I’d like to ask that through the CUDA programming guide, it said “division is implemented via the reciprocal in a non-standard-compliant way”. However, I really want to implement the division in a IEEE-754 standard way, do you have any suggestions, please? Thanks a lot!

ps: I use GTX280, thus can support double precision floating point.

Although single precision division is not IEEE-754 compliant, double precision division is (see table B-2 in the Programming Guide). Not sure of a faster way to get IEEE-754 compliant single division, though.

Hi, I’d like further to ask that besides the basic arithmetic, from the table I see the ulp of other mathematical functions are not zero. This means such mathematical functions have error compared with the standard implementation on the CPU, am I right? I am not familiar with these knowledge, I appreciate you can give me the answer. Thanks very much!

Dumb question, more about IEEE-754 than CUDA, but surprisingly a quick Google search didn’t answer my question.

IEEE-754 defines the floating point format very precisely. It also defines operations like add, subtract, multiply, divide. All the online references give exact details about the format, but NOT about the operation behavior reqirements. I realize that division must follow several rules about NaN, sign preservation, ± infinity, and denormals.

But my actual question: is the division itself defined EXACTLY? Will any IEEE-754 floating point compute divide two numbers and return the EXACT same result, bit for bit? Or is small error in the division allowed?

I beleive the answer is + - * / and sqrt() must have 0 error, using proper rounding in the last bit, and therefore all IEEE-754 computations will return the exact same answers bit for bit on any hardware. But I haven’t found an exact confirmation of that fact from my googling.

(Indirect evidence this is true: CUDA’s double precision computes are IEEE-754 compliant and have 0 error.)

Not exactly. There is no “standard implementation” of transcendental functions, as they are not covered by IEEE-754. Depending on your compiler/hardware/operating system, you can get different results, although the rounding error is typically small (say 0.501 unit in the last place, 0.5 being the best achievable). CUDA just have a larger error than most CPU implementations, but there is no fundamental difference. A few ulps is still a negligible error in most circumstances.

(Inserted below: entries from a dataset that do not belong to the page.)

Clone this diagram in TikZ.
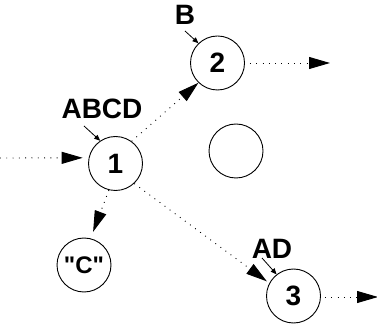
\documentclass[tikz,border=0pt]{standalone}
\usepackage{fontspec}
\setmainfont{Liberation Sans}
% a family without the TeX mapping keeps the straight double quote
\newfontfamily\plainsans{Liberation Sans}
\usetikzlibrary{arrows.meta}
\begin{document}
\begin{tikzpicture}[x=1pt,y=-1pt,
  state/.style={circle,draw,line width=0.9pt,minimum size=54pt,inner sep=0pt,
    font=\fontsize{28}{28}\selectfont\bfseries},
  tag/.style={inner sep=0pt,font=\fontsize{28}{28}\selectfont\bfseries},
  flow/.style={line width=0.9pt,dash pattern=on 0.9pt off 5.4pt,
    -{Triangle[length=21pt,width=12pt]}},
  pointer/.style={line width=0.8pt,-{Triangle[length=6pt,width=5pt]}}]
\useasboundingbox (0,0) rectangle (377,328);

% states
\node[state] (n1) at (115.5,163.5) {1};
\node[state] (n2) at (217.5,63) {2};
\node[state] (n0) at (236,151) {};
\node[state,font=\plainsans\fontsize{24}{24}\selectfont\bfseries] (nc) at (84,265) {"C"};
\node[state] (n3) at (293.5,296) {3};

% labels attached to states
\node[tag] (lB) at (185,15) {B};
\node[tag] (lABCD) at (102,109) {ABCD};
\node[tag] (lAD) at (272,248.5) {AD};

% free ends
\coordinate (src) at (0,158);
\coordinate (out2) at (330,63);
\coordinate (out3) at (378,297);
\coordinate (tB) at (185,31);
\coordinate (tABCD) at (84,126);
\coordinate (tAD) at (262,258);

% transitions
\draw[flow,shorten >=6pt] (src) -- (n1.168);
\draw[flow] (n1.54) -- (n2.226);
\draw[flow,shorten >=7pt] (n1.256) -- (nc.76);
\draw[flow,shorten >=3pt] (n1.-47) -- (n3.152);
\draw[flow,shorten <=5pt] (n2.east) -- (out2);
\draw[flow,shorten <=4pt] (n3.east |- out3) -- (out3);

% label pointers
\draw[pointer] (tB) -- (n2.134);
\draw[pointer] (tABCD) -- (n1.124);
\draw[pointer] (tAD) -- (n3.128);
\end{tikzpicture}
\end{document}
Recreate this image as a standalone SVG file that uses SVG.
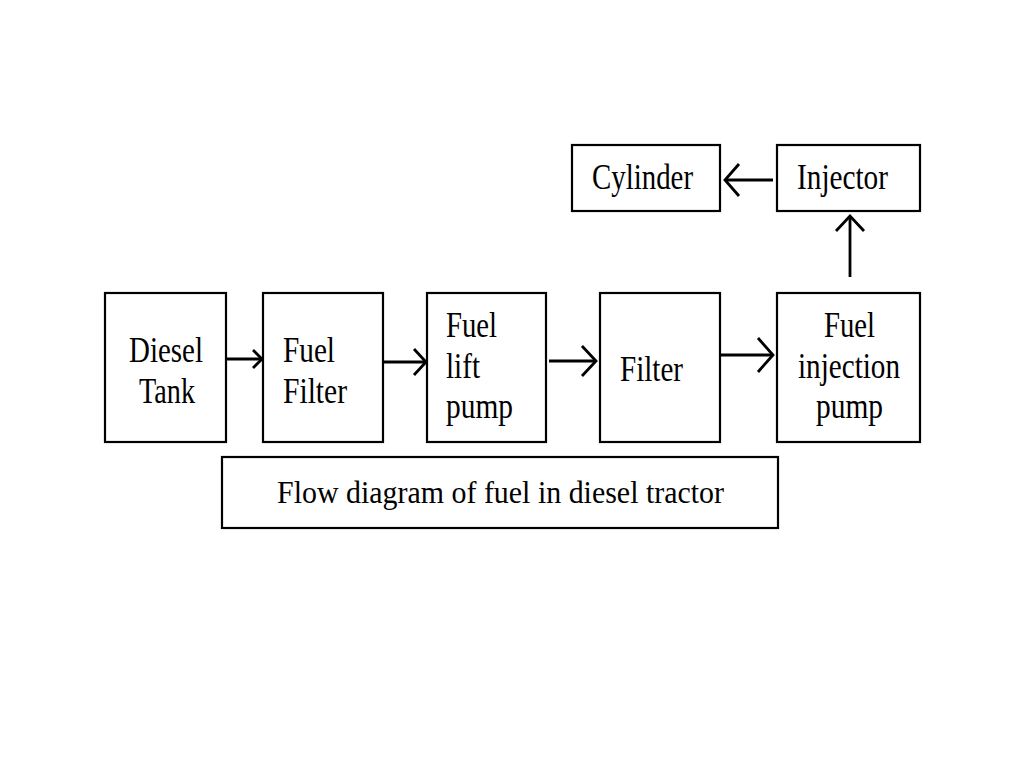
<svg xmlns="http://www.w3.org/2000/svg" width="1024" height="768" viewBox="0 0 1024 768">
<style>
.box{fill:#fff;stroke:#000;stroke-width:2.2}
.t{font-family:"Liberation Serif","Times New Roman",serif;font-size:35px;fill:#000}
.c{font-family:"Liberation Serif","Times New Roman",serif;font-size:32px;fill:#000}
.ln{fill:none;stroke:#000;stroke-width:2.8}
.hd{fill:none;stroke:#000;stroke-width:2.8;stroke-linejoin:miter;stroke-linecap:butt}
</style>
<rect width="1024" height="768" fill="#fff"/>
<g id="diesel-tank">
<rect class="box" x="105" y="293" width="121" height="149"/>
<text class="t" x="129" y="362" textLength="74" lengthAdjust="spacingAndGlyphs">Diesel</text>
<text class="t" x="139" y="403" textLength="56" lengthAdjust="spacingAndGlyphs">Tank</text>
</g>
<g id="fuel-filter">
<rect class="box" x="263" y="293" width="120" height="149"/>
<text class="t" x="283" y="362" textLength="52" lengthAdjust="spacingAndGlyphs">Fuel</text>
<text class="t" x="283" y="403" textLength="64" lengthAdjust="spacingAndGlyphs">Filter</text>
</g>
<g id="fuel-lift-pump">
<rect class="box" x="427" y="293" width="119" height="149"/>
<text class="t" x="446" y="337" textLength="51" lengthAdjust="spacingAndGlyphs">Fuel</text>
<text class="t" x="446" y="378" textLength="34" lengthAdjust="spacingAndGlyphs">lift</text>
<text class="t" x="446" y="418" textLength="67" lengthAdjust="spacingAndGlyphs">pump</text>
</g>
<g id="filter">
<rect class="box" x="600" y="293" width="120" height="149"/>
<text class="t" x="620" y="381" textLength="63" lengthAdjust="spacingAndGlyphs">Filter</text>
</g>
<g id="fuel-injection-pump">
<rect class="box" x="777" y="293" width="143" height="149"/>
<text class="t" x="824" y="337" textLength="51" lengthAdjust="spacingAndGlyphs">Fuel</text>
<text class="t" x="798" y="378" textLength="102" lengthAdjust="spacingAndGlyphs">injection</text>
<text class="t" x="816" y="418" textLength="67" lengthAdjust="spacingAndGlyphs">pump</text>
</g>
<g id="cylinder">
<rect class="box" x="572" y="145" width="148" height="66"/>
<text class="t" x="592" y="189" textLength="101" lengthAdjust="spacingAndGlyphs">Cylinder</text>
</g>
<g id="injector">
<rect class="box" x="777" y="145" width="143" height="66"/>
<text class="t" x="797" y="189" textLength="91" lengthAdjust="spacingAndGlyphs">Injector</text>
</g>
<g id="caption">
<rect class="box" x="222" y="457" width="556" height="71"/>
<text class="c" x="277" y="503" textLength="447" lengthAdjust="spacingAndGlyphs">Flow diagram of fuel in diesel tractor</text>
</g>
<g id="connectors">
<line class="ln" x1="226" y1="359" x2="262" y2="359"/>
<path class="hd" d="M253,350 L262,359 L253,368"/>
<line class="ln" x1="383" y1="362" x2="426" y2="362"/>
<path class="hd" d="M414,349 L426,362 L414,375"/>
<line class="ln" x1="549" y1="361" x2="596" y2="361"/>
<path class="hd" d="M582,346 L596,361 L582,376"/>
<line class="ln" x1="720" y1="355" x2="773" y2="355"/>
<path class="hd" d="M758,338 L773,355 L758,372"/>
<line class="ln" x1="850" y1="277" x2="850" y2="216"/>
<path class="hd" d="M836,231 L850,216 L864,231"/>
<line class="ln" x1="773" y1="180" x2="725" y2="180"/>
<path class="hd" d="M739,164 L725,180 L739,196"/>
</g>
</svg>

Yes, definitely. It even define rules for NaN encoding preservation (NaN can have many different encodings), which is an area on which CUDA deviates, in single-precision.

Actually you will never get 0 error compared to the exact result when computing in finite precision ;). What IEEE-754 requires is “correct rounding” according to deterministic (and somewhat arbitrary) rules. The max rounding error is still 0.5 units in the last place in round-to-nearest mode, and slightly less than 1 ulp for other rounding modes (assuming no overflow, etc).